You can uniquely represent a large number by its remainders when divided by smaller numbers, provided the smaller numbers have no factors in common, and carry out arithmetic in this representation. Such a representation is called a Residue Number System (RNS).
In the 1960’s people realized RNSs could be useful in computer arithmetic. The original papers are now hard to find, but you can find a summary of some of their ideas here. We will give examples working in a particular RNS below.
When you work with remainders by more numbers than necessary, you have a Redundant Residue Number System (RRNS) that provides error detection and correction. We will also demonstrate this with an example.
RNS example
To be concrete, we’ll use the remainders by 199, 233, 194, and 239 to represent numbers, following the work of C. W. Hastings and R. W. Watson referenced in the link cited above.
Let M = 199*233*194*239. Any non-negative integer less than M can be specified by its remainders mod 199, 233, 194, and 239.

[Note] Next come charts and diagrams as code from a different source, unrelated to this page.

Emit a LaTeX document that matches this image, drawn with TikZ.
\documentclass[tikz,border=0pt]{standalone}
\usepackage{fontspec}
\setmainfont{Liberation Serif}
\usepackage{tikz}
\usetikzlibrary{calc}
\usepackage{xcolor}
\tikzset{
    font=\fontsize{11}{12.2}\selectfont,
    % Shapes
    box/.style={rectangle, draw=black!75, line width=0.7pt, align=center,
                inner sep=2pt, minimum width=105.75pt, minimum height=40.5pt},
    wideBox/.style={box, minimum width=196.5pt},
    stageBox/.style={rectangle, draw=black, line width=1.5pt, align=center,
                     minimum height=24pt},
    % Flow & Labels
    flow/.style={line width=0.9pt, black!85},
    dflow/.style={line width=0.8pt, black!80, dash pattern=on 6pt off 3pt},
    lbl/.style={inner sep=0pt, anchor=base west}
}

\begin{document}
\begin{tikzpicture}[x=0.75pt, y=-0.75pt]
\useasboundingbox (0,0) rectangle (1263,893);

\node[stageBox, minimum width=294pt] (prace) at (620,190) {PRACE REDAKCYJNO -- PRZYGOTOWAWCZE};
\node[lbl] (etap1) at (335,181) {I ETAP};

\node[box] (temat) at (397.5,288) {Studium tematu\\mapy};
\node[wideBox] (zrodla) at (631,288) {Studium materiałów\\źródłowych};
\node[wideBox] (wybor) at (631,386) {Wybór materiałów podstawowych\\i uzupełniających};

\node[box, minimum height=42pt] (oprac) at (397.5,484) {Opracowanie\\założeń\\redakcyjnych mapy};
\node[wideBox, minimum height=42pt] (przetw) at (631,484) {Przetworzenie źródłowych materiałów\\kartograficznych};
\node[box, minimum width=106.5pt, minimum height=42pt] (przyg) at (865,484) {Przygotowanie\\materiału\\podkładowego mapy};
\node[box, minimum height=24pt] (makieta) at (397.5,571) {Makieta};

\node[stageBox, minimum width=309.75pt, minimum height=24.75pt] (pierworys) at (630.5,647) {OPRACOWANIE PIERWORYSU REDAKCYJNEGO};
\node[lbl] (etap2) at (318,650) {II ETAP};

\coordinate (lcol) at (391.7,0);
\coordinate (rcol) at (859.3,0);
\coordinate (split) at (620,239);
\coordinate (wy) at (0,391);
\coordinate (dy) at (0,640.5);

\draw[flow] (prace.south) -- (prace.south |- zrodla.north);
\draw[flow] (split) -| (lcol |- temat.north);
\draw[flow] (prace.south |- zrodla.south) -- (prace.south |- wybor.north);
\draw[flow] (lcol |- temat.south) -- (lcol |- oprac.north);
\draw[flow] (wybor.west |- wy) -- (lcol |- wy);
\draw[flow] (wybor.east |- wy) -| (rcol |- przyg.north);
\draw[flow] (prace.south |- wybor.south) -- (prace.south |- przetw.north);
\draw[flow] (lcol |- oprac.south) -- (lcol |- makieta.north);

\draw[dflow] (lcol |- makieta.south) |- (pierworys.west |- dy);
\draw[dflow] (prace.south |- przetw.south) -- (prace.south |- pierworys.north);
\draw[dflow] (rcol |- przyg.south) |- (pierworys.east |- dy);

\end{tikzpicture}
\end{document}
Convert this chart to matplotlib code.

The following Python code generates a random number less than M, represents it by its remainders, and then recovers the original number from the remainders using the Chinese Remainder Theorem.
from random import randrange
from sympy import prod
from sympy.ntheory.modular import crt
moduli = [199, 233, 194, 239]
M = prod(moduli)
x = randrange(M)
remainders = [x % m for m in moduli]
# See footnote [1]
y = crt(moduli, remainders, symmetric=False)[0]
print(x)
print(remainders)
print(y)
This printed
1119075671
[166, 204, 57, 235]
1119075671
You can add, subtract, and multiply numbers by carrying out the corresponding operations on their remainders. There are three advantages to this.
First, you can work with smaller numbers. In our example, all the moduli are 8-bit numbers; we can carry out arithmetic on 32-bit numbers [2] by only working directly with 8-bit numbers. We could use the same idea to represent extremely large numbers by their remainders via 64-bit integers.
Second, we can do our calculations in parallel, working with each of our remainders at the same time.
Third, there are no carries. There’s no need to keep track of whether component calculations overflow.
The following code shows how we can add two numbers via their remainders.
a = randrange(M//2)
b = randrange(M//2)
arem = [a % m for m in moduli]
brem = [b % m for m in moduli]
crem = [z[0] + z[1] for z in zip(arem, brem)]
c = crt(moduli, crem, symmetric=False)[0]
print(a + b)
print(c)
When I ran this code, it printed 832537447 twice.
RRNS
Now we get to the redundant part. Suppose we add more numbers to our list of moduli, larger than the previous numbers and relatively prime to all of them and to each other. Now working modulo this larger list of numbers, we have more information than we need. If the results we get from using various subsets of the list of moduli are inconsistent, we’ve detected an error. And with enough extra information, we can correct the error.
Watson and Hastings added 251 and 509 in their example, and so we’ll do the same.
As before, we will generate a couple random numbers and represent them via their remainders, though now by a longer list of remainders. We will deliberately corrupt one of the component sums and then compute their sum using different choices of four moduli from the set of six.
xmoduli = [199, 233, 194, 239, 251, 509]
a = randrange(M//2)
b = randrange(M//2)
aremx = [a % m for m in xmoduli]
bremx = [b % m for m in xmoduli]
cremx = [z[0] + z[1] for z in zip(aremx, bremx)]
cremx[1] += 13
c0 = crt(xmoduli[:4], cremx[:4], symmetric=False)[0]
c1 = crt(xmoduli[2:], cremx[2:], symmetric=False)[0]
c2 = crt(xmoduli[:2] + xmoduli[4:], cremx[:2] + cremx[4:], symmetric=False)[0]
print(c0, c1, c2)
This will return three different answers, so we know that there has been an error. When I ran it I got 70315884, 819846513, and 890162397. If you run the code yourself you’ll get different answers since you’ll generate different random numbers.
Now how do we correct the error? Suppose we know there has only been one error (or more realistically, we are willing to assume that the probability of two errors is tolerably small). Then one of the results above must be correct: the first sum excludes the last two moduli, the second excludes the first two, and the last excludes the middle two. One of them must exclude the error.
The first calculation based on a different subset of moduli that gives one of the results above is correct. The code
c3 = crt(xmoduli[:1]+xmoduli[2:5], cremx[:1] + cremx[2:5], symmetric=False)[0]
print(c3)
produced 890162397, matching the third sum above, so we know that eliminating the second modulus gives the correct answer. We’ve found the correct answer, and we’ve discovered which component was corrupted.
***
[1] A couple things about the call to crt require explanation. We set symmetric to False in order to get a positive return value. Otherwise we might get a value that is correct mod M but negative. Also, crt returns not just the solution we’re after but a pair consisting of the solution and the product of the moduli. We take the first element of the pair with [0] to get the part we’re interested in.
[2] Not all 32-bit numbers. with any numbers less than M, and M is between 231 and 232.
Whoa, now this is a neat idea! Thanks for sharing!